╔══

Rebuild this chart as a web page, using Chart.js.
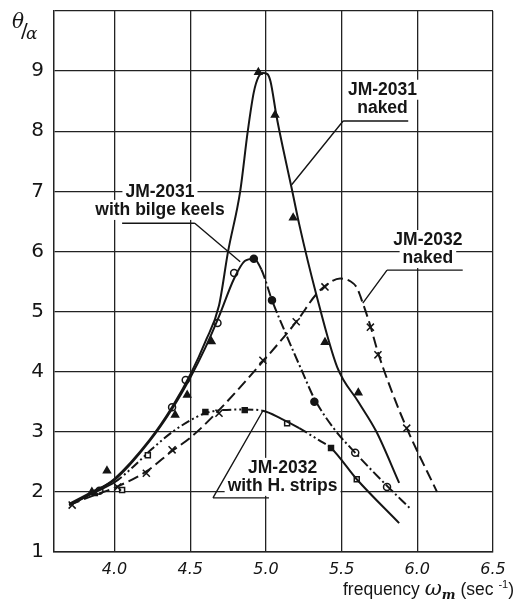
<!DOCTYPE html>
<html>
<head>
<meta charset="utf-8">
<script src="https://cdn.jsdelivr.net/npm/chart.js@4.4.1/dist/chart.umd.min.js"></script>
<style>
  html,body{margin:0;padding:0;background:#fff;}
  #wrap{width:524px;height:604px;}
</style>
</head>
<body>
<div id="wrap"><canvas id="c"></canvas></div>
<script>
// axis ticks
const xTicks = [4.0, 4.5, 5.0, 5.5, 6.0, 6.5];

// faired curves [frequency, theta/alpha]
const naked2031Curve = [[3.70,1.78],[3.85,1.98],[4.00,2.22],[4.23,2.86],[4.38,3.41],[4.51,4.00],[4.60,4.50],[4.69,5.10],[4.75,6.00],[4.83,7.00],[4.88,8.00],[4.92,8.65],[4.95,8.90],[4.98,8.97],[5.01,8.95],[5.03,8.83],[5.07,8.25],[5.11,7.75],[5.17,7.05],[5.22,6.45],[5.33,5.31],[5.47,4.08],[5.61,3.50],[5.73,3.00],[5.88,2.15]];
const bilge2031Curve = [[3.70,1.80],[3.85,2.00],[4.00,2.20],[4.23,2.84],[4.38,3.38],[4.50,3.90],[4.60,4.40],[4.69,4.92],[4.79,5.55],[4.86,5.84],[4.92,5.88],[4.97,5.70],[5.04,5.19],[5.14,4.58],[5.24,4.00],[5.32,3.55],[5.45,3.05],[5.59,2.65],[5.80,2.10],[5.95,1.73]];
const naked2032Curve = [[3.70,1.78],[3.85,1.93],[4.01,2.08],[4.21,2.34],[4.38,2.68],[4.50,2.90],[4.69,3.36],[4.99,4.20],[5.21,4.86],[5.33,5.28],[5.42,5.48],[5.49,5.55],[5.56,5.50],[5.60,5.40],[5.64,5.14],[5.69,4.76],[5.74,4.32],[5.83,3.68],[5.93,3.06],[6.13,2.00]];
const strips2032Curve = [[3.72,1.80],[3.85,1.97],[4.00,2.16],[4.12,2.41],[4.25,2.72],[4.40,3.03],[4.59,3.30],[4.71,3.36],[4.86,3.37],[4.98,3.35],[5.10,3.22],[5.22,3.06],[5.35,2.86],[5.43,2.73],[5.60,2.21],[5.88,1.48]];

// measured points
const naked2031Pts = [[3.85,2.00],[3.95,2.35],[4.40,3.28],[4.48,3.61],[4.64,4.50],[4.95,8.98],[5.06,8.27],[5.18,6.56],[5.39,4.49],[5.61,3.65]];
const bilge2031Open = [[3.90,2.02],[4.38,3.41],[4.47,3.86],[4.68,4.81],[4.79,5.64],[5.59,2.65],[5.80,2.08]];
const bilge2031Filled = [[4.92,5.88],[5.04,5.19],[5.32,3.50]];
const naked2032Pts = [[3.72,1.78],[4.02,2.08],[4.21,2.31],[4.38,2.70],[4.69,3.31],[4.98,4.19],[5.20,4.83],[5.39,5.41],[5.69,4.74],[5.74,4.28],[5.93,3.06]];
const strips2032Open = [[4.05,2.03],[4.22,2.61],[5.14,3.14],[5.60,2.21]];
const strips2032Filled = [[3.87,1.98],[4.60,3.33],[4.86,3.36],[5.43,2.73]];

const pts = a => a.map(p => ({x: p[0], y: p[1]}));
const INK = '#151515';

function curve(label, arr, dashFn) {
  return {
    label, data: pts(arr), showLine: true, pointRadius: 0,
    borderColor: INK, borderWidth: 2, cubicInterpolationMode: 'monotone',
    segment: dashFn ? {borderDash: dashFn} : undefined
  };
}
function marks(label, arr, style, filled, r) {
  return {
    label, data: pts(arr), showLine: false, pointStyle: style,
    pointRadius: r || 3.5, pointBorderWidth: 1.5, pointBorderColor: INK,
    pointBackgroundColor: filled ? INK : '#fff'
  };
}

const dashDot = [10, 3, 2, 3];
const dashDotDot = [9, 3, 2, 3, 2, 3];

const datasets = [
  curve('JM-2031 naked', naked2031Curve),
  curve('JM-2031 with bilge keels', bilge2031Curve, c => c.p0.parsed.x >= 4.95 ? dashDot : undefined),
  curve('JM-2032 naked', naked2032Curve, () => [11, 5]),
  curve('JM-2032 with H. strips', strips2032Curve, c => {
    const x = c.p0.parsed.x;
    return ((x >= 3.95 && x < 4.95) || (x >= 5.2 && x < 5.43)) ? dashDotDot : undefined;
  }),
  marks('JM-2031 naked pts', naked2031Pts, 'triangle', true, 4),
  marks('bilge open', bilge2031Open, 'circle', false),
  marks('bilge filled', bilge2031Filled, 'circle', true),
  marks('JM-2032 naked pts', naked2032Pts, 'crossRot', false, 5),
  marks('strips open', strips2032Open, 'rect', false),
  marks('strips filled', strips2032Filled, 'rect', true)
];

// text labels with leader lines (data coordinates)
const notes = [
  {lines: ['JM-2031', 'naked'], at: [5.77, 8.69], under: [5.51, 5.94, 8.17], to: [5.17, 7.11], from: 'left'},
  {lines: ['JM-2031', 'with bilge keels'], at: [4.30, 6.99], under: [4.05, 4.53, 6.47], to: [4.83, 5.83], from: 'right'},
  {lines: ['JM-2032', 'naked'], at: [6.07, 6.19], under: [5.80, 6.30, 5.69], to: [5.64, 5.14], from: 'left'},
  {lines: ['JM-2032', 'with H. strips'], at: [5.11, 2.40], under: [4.65, 5.02, 1.90], to: [4.98, 3.35], from: 'left'}
];

const notePlugin = {
  id: 'notes',
  afterDatasetsDraw(chart) {
    const {ctx, scales: {x, y}} = chart;
    ctx.save();
    ctx.font = 'bold 17.5px "Liberation Sans", Arial, sans-serif';
    ctx.textAlign = 'center';
    ctx.textBaseline = 'middle';
    notes.forEach(n => {
      const cx = x.getPixelForValue(n.at[0]);
      const cy = y.getPixelForValue(n.at[1]);
      n.lines.forEach((t, i) => {
        const w = ctx.measureText(t).width;
        ctx.fillStyle = '#fff';
        ctx.fillRect(cx - w / 2 - 3, cy + i * 18 - 10, w + 6, 20);
      });
      ctx.fillStyle = INK;
      n.lines.forEach((t, i) => ctx.fillText(t, cx, cy + i * 18));
      const ux0 = x.getPixelForValue(n.under[0]);
      const ux1 = x.getPixelForValue(n.under[1]);
      const uy = y.getPixelForValue(n.under[2]);
      const sx = n.from === 'left' ? ux0 : ux1;
      ctx.strokeStyle = INK;
      ctx.lineWidth = 1.4;
      ctx.beginPath();
      ctx.moveTo(ux0, uy);
      ctx.lineTo(ux1, uy);
      ctx.moveTo(sx, uy);
      ctx.lineTo(x.getPixelForValue(n.to[0]), y.getPixelForValue(n.to[1]));
      ctx.stroke();
    });
    ctx.restore();
  },
  afterDraw(chart) {
    const {ctx} = chart;
    ctx.save();
    ctx.fillStyle = INK;
    ctx.textBaseline = 'alphabetic';
    // y title
    ctx.font = 'italic 20px "DejaVu Serif", serif';
    ctx.fillText('θ', 12, 28);
    ctx.font = '20px "DejaVu Sans", sans-serif';
    ctx.fillText('/', 21, 37);
    ctx.font = 'italic 17px "DejaVu Serif", serif';
    ctx.fillText('α', 26, 39);
    // x title
    ctx.textAlign = 'left';
    let px = 343;
    const py = 595;
    const part = (t, font, dy) => {
      ctx.font = font;
      ctx.fillText(t, px, py + (dy || 0));
      px += ctx.measureText(t).width;
    };
    part('frequency ', '17.5px "Liberation Sans", Arial, sans-serif');
    part('ω', 'italic 21px "DejaVu Serif", serif');
    part('m', 'bold italic 13px "DejaVu Serif", serif', 4);
    part(' (sec ', '17.5px "Liberation Sans", Arial, sans-serif');
    part('-1', '11px "Liberation Sans", Arial, sans-serif', -7);
    part(')', '17.5px "Liberation Sans", Arial, sans-serif');
    ctx.restore();
  }
};

new Chart(document.getElementById('c'), {
  type: 'scatter',
  data: {datasets},
  options: {
    responsive: true,
    maintainAspectRatio: false,
    animation: false,
    events: [],
    layout: {padding: {top: 11, right: 31, left: 0, bottom: 0}},
    plugins: {legend: {display: false}, tooltip: {enabled: false}},
    scales: {
      x: {
        type: 'linear', min: 3.6, max: 6.5,
        afterBuildTicks: s => { s.ticks = xTicks.map(v => ({value: v})); },
        afterFit: s => { s.height = 52; s.paddingLeft = 0; s.paddingRight = 0; },
        grid: {color: '#222', lineWidth: 1.3, drawTicks: false},
        border: {color: '#222', width: 1.5},
        ticks: {
          padding: 8, color: INK,
          font: {family: '"DejaVu Sans", sans-serif', size: 16, style: 'italic'},
          callback: v => v.toFixed(1)
        }
      },
      y: {
        min: 1, max: 10,
        afterFit: s => { s.width = 54; s.paddingTop = 0; s.paddingBottom = 0; },
        grid: {color: '#222', lineWidth: 1.3, drawTicks: false},
        border: {color: '#222', width: 1.5},
        ticks: {
          stepSize: 1, padding: 10, color: INK,
          font: {family: '"DejaVu Sans", sans-serif', size: 20},
          callback: v => v === 10 ? '' : v
        }
      }
    }
  },
  plugins: [notePlugin]
});
</script>
</body>
</html>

╚══

Aim of the task:
Give back exactly the lines from the first line of the data through the line with "const xTicks = [4.0, 4.5, 5.0, 5.5, 6.0, 6.5];", pictures excluded.

Task result:
Rebuild this chart as a web page, using Chart.js.
<!DOCTYPE html>
<html>
<head>
<meta charset="utf-8">
<script src="https://cdn.jsdelivr.net/npm/chart.js@4.4.1/dist/chart.umd.min.js"></script>
<style>
  html,body{margin:0;padding:0;background:#fff;}
  #wrap{width:524px;height:604px;}
</style>
</head>
<body>
<div id="wrap"><canvas id="c"></canvas></div>
<script>
// axis ticks
const xTicks = [4.0, 4.5, 5.0, 5.5, 6.0, 6.5];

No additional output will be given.